We don’t have enough time to interview for core competencies. Again, this is reasonable. If a company has eight core competencies and covered one or two questions about each in an interview, that would certainly add time to the interview process. The question then becomes whether this is too much to invest in the pursuit of bringing your core competencies to life across the organization.
The questions will leak out and become useless. It is probably fair to say that the questions can leak out into the pool of interview candidates; however, this makes them far from useless, for two reasons. First, if the company does have multiple questions per core competency, and chooses and edits on a job-by-job basis, then it would take a prohibitive amount of preparation to plan for all of them.
Second, at least in behavioral interviews, it is difficult to lie consistently. Certainly a little exaggerating could be woven in, but knowing the questions would only minimally help someone make up a persuasive series of lies that can withstand the probing of a well-conducted behavioral interview.
An in-depth example
Rich Products Corporation, headquartered in Buffalo, is a great example of how to do this correctly. Rich provides more than 2000 different food products to hotel chains, restaurant chains, in-store bakeries, and other food-service and bakery organizations, and does over $1.7 billion in sales annually.
Rich is focusing on branding itself as a “Mission World Class” organization. They have implemented a competency model as a way to communicate what’s important to them and to the culture they are trying to create. According to Brian Townson, Sr. VP and Chief Talent Officer for Rich, it “will help us define what success means in this company. It helps our associates understand what’s expected of them...You should focus on these for success. At the end of the day, our ultimate goal is to develop extraordinary people and provide them extraordinary opportunities.”
Townson adds this about their people plan: “Developing competencies...represents for me a core on which we can build many aspects of our people plan.” This includes several facets, selection among them. “If we are able to define the skills, behaviors, and attributes that are successful in this company...then it is a pretty logical step to use that as a basis for selection.”
They worked with a consultant to create a bank of questions for each core competency (and each leadership competency as well). For any interview, Townson tries to get at least one or two questions from each core competency, and distributes them in a logical way among the participating interviewers.
The questions in that bank are behavior-based, and each has a corresponding evaluation guide, which helps interviewers ask useful follow-up questions and determine the quality of answers. Then there are more generic evaluation guides as well. Plus, the interviewers received formal training in using the approach.

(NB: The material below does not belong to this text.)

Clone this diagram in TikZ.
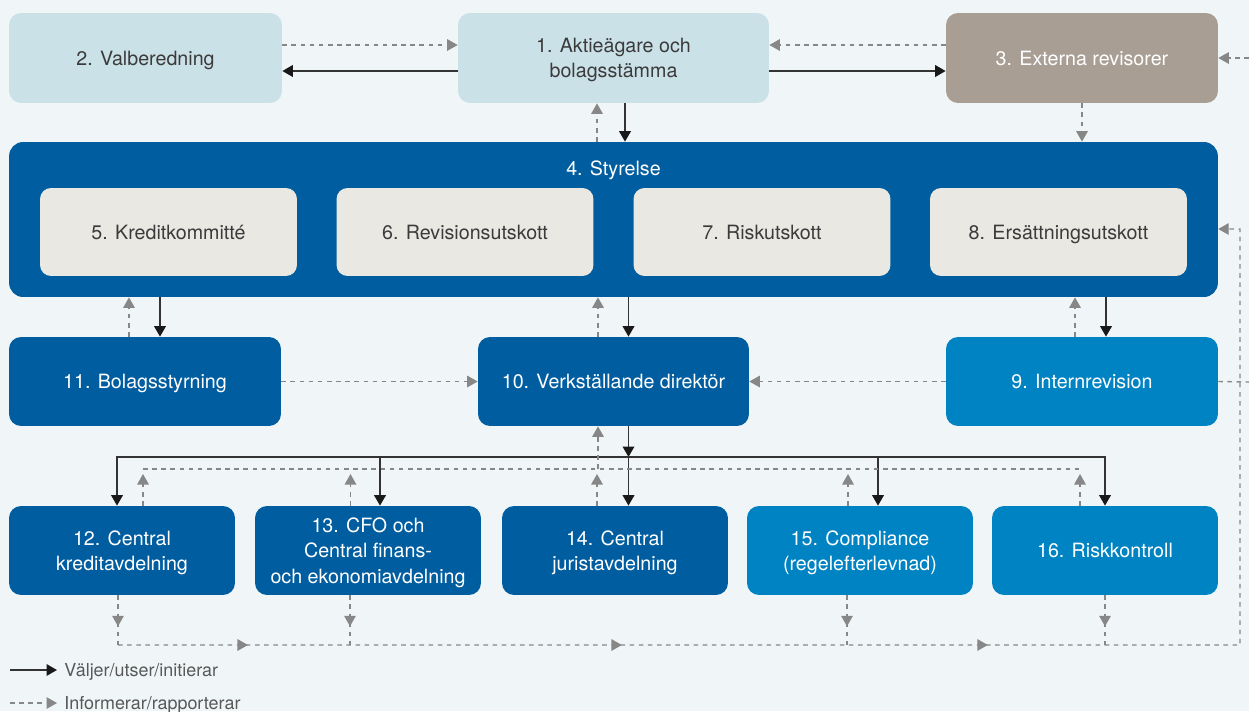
\documentclass[tikz,border=0pt]{standalone}
\usepackage{fontspec}
\setmainfont{TeX Gyre Heros}
\usetikzlibrary{arrows.meta,decorations.markings}
\definecolor{bgpaper}{HTML}{F0F6F7}
\definecolor{palebox}{HTML}{CBE1E8}
\definecolor{taupebox}{HTML}{A89E94}
\definecolor{darkbox}{HTML}{005DA0}
\definecolor{lightbox}{HTML}{0083C2}
\definecolor{greybox}{HTML}{EAE8E3}
\definecolor{boxtext}{HTML}{3B3B3B}
\definecolor{infogrey}{HTML}{878787}
\definecolor{selectgrey}{HTML}{333333}
\tikzset{
    orgbox/.style={rectangle,rounded corners=0.24cm,align=center,text depth=0pt,font=\fontsize{11.2}{14.5}\selectfont},
    palenode/.style={orgbox,fill=palebox,text=boxtext,minimum height=1.8cm},
    taupenode/.style={orgbox,fill=taupebox,text=white,minimum height=1.8cm},
    boardnode/.style={orgbox,fill=darkbox,rounded corners=0.28cm,minimum width=24.18cm,minimum height=3.1cm},
    cmtnode/.style={orgbox,fill=greybox,text=boxtext,rounded corners=0.22cm,minimum width=5.14cm,minimum height=1.76cm},
    darknode/.style={orgbox,fill=darkbox,text=white,minimum height=1.78cm},
    lightnode/.style={orgbox,fill=lightbox,text=white,minimum height=1.78cm},
    legendtext/.style={anchor=west,inner xsep=4pt,text depth=0pt,text=boxtext!85,font=\fontsize{10.2}{12}\selectfont},
    selectline/.style={-{Triangle[length=0.21cm,width=0.23cm,color=black!90]},draw=selectgrey,line width=1.1pt},
    infodash/.style={draw=infogrey,line width=0.8pt,dash pattern=on 2.6pt off 2.6pt},
    infoline/.style={infodash,-{Triangle[length=0.21cm,width=0.23cm]}},
    droptip/.style={postaction={decorate},decoration={markings,mark=at position 0.62cm with {\arrow{Triangle[length=0.21cm,width=0.23cm]}}}},
    bustips/.style={postaction={decorate},decoration={markings,
        mark=at position 2.6cm with {\arrow{Triangle[length=0.21cm,width=0.23cm]}},
        mark=at position 10.08cm with {\arrow{Triangle[length=0.21cm,width=0.23cm]}},
        mark=at position 17.4cm with {\arrow{Triangle[length=0.21cm,width=0.23cm]}}}}
}
\begin{document}
\begin{tikzpicture}[x=0.02cm,y=-0.02cm]
        \useasboundingbox[fill=bgpaper] (0,0) rectangle (1249,711);
        \node[palenode,minimum width=5.46cm] (val) at (145.5,58) {2. Valberedning};
        \node[palenode,minimum width=6.22cm] (akt) at (613.5,58) {1. Aktieägare och\\bolagsstämma};
        \node[taupenode,minimum width=5.44cm] (ext) at (1082,58) {3. Externa revisorer};
        \node[boardnode] (styr) at (613.5,219.5) {};
        \node[orgbox,text=white] (styrtitle) at (613.5,168) {4. Styrelse};
        \node[cmtnode] (kred) at (168.5,232) {5. Kreditkommitté};
        \node[cmtnode] (rev) at (465,232) {6. Revisionsutskott};
        \node[cmtnode] (risk) at (762,232) {7. Riskutskott};
        \node[cmtnode] (ers) at (1058.5,232) {8. Ersättningsutskott};
        \node[darknode,minimum width=5.44cm] (bol) at (145,381.5) {11. Bolagsstyrning};
        \node[darknode,minimum width=5.42cm] (vd) at (613.5,381.5) {10. Verkställande direktör};
        \node[lightnode,minimum width=5.44cm] (intrev) at (1082,381.5) {9. Internrevision};
        \node[darknode,minimum width=4.52cm] (ck) at (122,550.5) {12. Central\\kreditavdelning};
        \node[darknode,minimum width=4.52cm] (cfo) at (368,550.5) {13. CFO och\\Central finans-\\och ekonomiavdelning};
        \node[darknode,minimum width=4.52cm] (jur) at (615,550.5) {14. Central\\juristavdelning};
        \node[lightnode,minimum width=4.52cm] (comp) at (860,550.5) {15. Compliance\\(regelefterlevnad)};
        \node[lightnode,minimum width=4.52cm] (rk) at (1105,550.5) {16. Riskkontroll};
        \node[legendtext] (legsel) at (57,670) {Väljer/utser/initierar};
        \node[legendtext] (leginfo) at (57,703) {Informerar/rapporterar};
        \coordinate (legselstart) at (10,670);
        \coordinate (leginfostart) at (10,703);
        \coordinate (extedge) at (1249,58);
        \coordinate (intrevedge) at (1249,382);
        \coordinate (selbus) at (0,457);
        \coordinate (infobus) at (0,469);
        \coordinate (infotip) at (0,474);
        \coordinate (busleft) at (118,645);
        \coordinate (busright) at (1240,645);
        \coordinate (busup) at (1240,229);
        \draw[infoline] ([yshift=0.26cm]val.east) -- ([yshift=0.26cm]akt.west);
        \draw[selectline] ([yshift=-0.26cm]akt.west) -- ([yshift=-0.26cm]val.east);
        \draw[infoline] ([yshift=0.26cm]ext.west) -- ([yshift=0.26cm]akt.east);
        \draw[selectline] ([yshift=-0.26cm]akt.east) -- ([yshift=-0.26cm]ext.west);
        \draw[infoline] (extedge) -- (ext.east);
        \draw[infoline] ([xshift=-0.33cm]styr.north) -- ([xshift=-0.33cm]akt.south);
        \draw[selectline] ([xshift=0.23cm]akt.south) -- ([xshift=0.23cm]styr.north);
        \draw[infoline] (ext.south) -- (ext.south |- styr.north);
        \draw[infoline] ([xshift=-0.32cm]bol.north) -- ([xshift=-0.32cm]bol.north |- styr.south);
        \draw[selectline] ([xshift=0.3cm]bol.north |- styr.south) -- ([xshift=0.3cm]bol.north);
        \draw[infoline] ([xshift=-0.31cm]vd.north) -- ([xshift=-0.31cm]vd.north |- styr.south);
        \draw[selectline] ([xshift=0.3cm]vd.north |- styr.south) -- ([xshift=0.3cm]vd.north);
        \draw[infoline] ([xshift=-0.14cm]intrev.north) -- ([xshift=-0.14cm]intrev.north |- styr.south);
        \draw[selectline] ([xshift=0.48cm]intrev.north |- styr.south) -- ([xshift=0.48cm]intrev.north);
        \draw[infoline] (bol.east) -- (vd.west);
        \draw[infoline] (intrev.west) -- (vd.east);
        \draw[infodash] (intrev.east) -- (intrevedge);
        \draw[selectline] ([xshift=0.3cm]vd.south) -- ([xshift=0.3cm]vd.south |- selbus);
        \draw[selectline] ([xshift=0.3cm]vd.south |- selbus) -| ([xshift=-0.1cm]ck.north);
        \draw[selectline] ([xshift=0.3cm]vd.south |- selbus) -| (rk.north);
        \draw[selectline] ([xshift=0.24cm]cfo.north |- selbus) -- ([xshift=0.24cm]cfo.north);
        \draw[selectline] ([xshift=0.3cm]vd.south |- selbus) -- ([xshift=0.3cm]vd.south |- jur.north);
        \draw[selectline] ([xshift=0.36cm]comp.north |- selbus) -- ([xshift=0.36cm]comp.north);
        \draw[infodash] ([xshift=0.42cm]ck.north |- infobus) -- ([xshift=-0.5cm]rk.north |- infobus);
        \draw[infoline] ([xshift=-0.31cm]vd.south |- infobus) -- ([xshift=-0.31cm]vd.south);
        \draw[infoline] ([xshift=0.42cm]ck.north) -- ([xshift=0.42cm]ck.north |- infotip);
        \draw[infoline] ([xshift=-0.35cm]cfo.north) -- ([xshift=-0.35cm]cfo.north |- infotip);
        \draw[infoline] ([xshift=-0.36cm]jur.north) -- ([xshift=-0.36cm]jur.north |- infotip);
        \draw[infoline] ([xshift=-0.24cm]comp.north) -- ([xshift=-0.24cm]comp.north |- infotip);
        \draw[infoline] ([xshift=-0.5cm]rk.north) -- ([xshift=-0.5cm]rk.north |- infotip);
        \draw[infodash,droptip] ([xshift=-0.08cm]ck.south) -- ([xshift=-0.08cm]ck.south |- busleft);
        \draw[infodash,droptip] ([xshift=-0.36cm]cfo.south) -- ([xshift=-0.36cm]cfo.south |- busleft);
        \draw[infodash,droptip] ([xshift=-0.26cm]comp.south) -- ([xshift=-0.26cm]comp.south |- busleft);
        \draw[infodash,droptip] (rk.south) -- (rk.south |- busleft);
        \draw[infoline,bustips] (busleft) -- (busright) -- (busup) -- ([yshift=-0.19cm]styr.east);
        \draw[selectline] (legselstart) -- (legsel.west);
        \draw[infoline] (leginfostart) -- (leginfo.west);
    \end{tikzpicture}
\end{document}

The competency-based selection effort is too new for success to be measurable yet, although Townson feels it is working. What kind of results is Rich expecting? For starters, a reduction in turnover. They estimate that a bad selection decision for a $50,000 position costs about $200,000. However, the initiative is only indirectly about the dollars. Says Townson, “We don’t see the need to do dollar things. This is about Mission World Class...It will bring in the return on investment.”
Conclusion
In closing, let’s just reiterate the rationale for selecting based on core competencies. Core competencies help an organization achieve its strategic goals. Hiring people strong in those competencies should further advance the organization towards those goals. What is the benefit of such selection? It’s whatever the benefits of achieving those strategic goals are.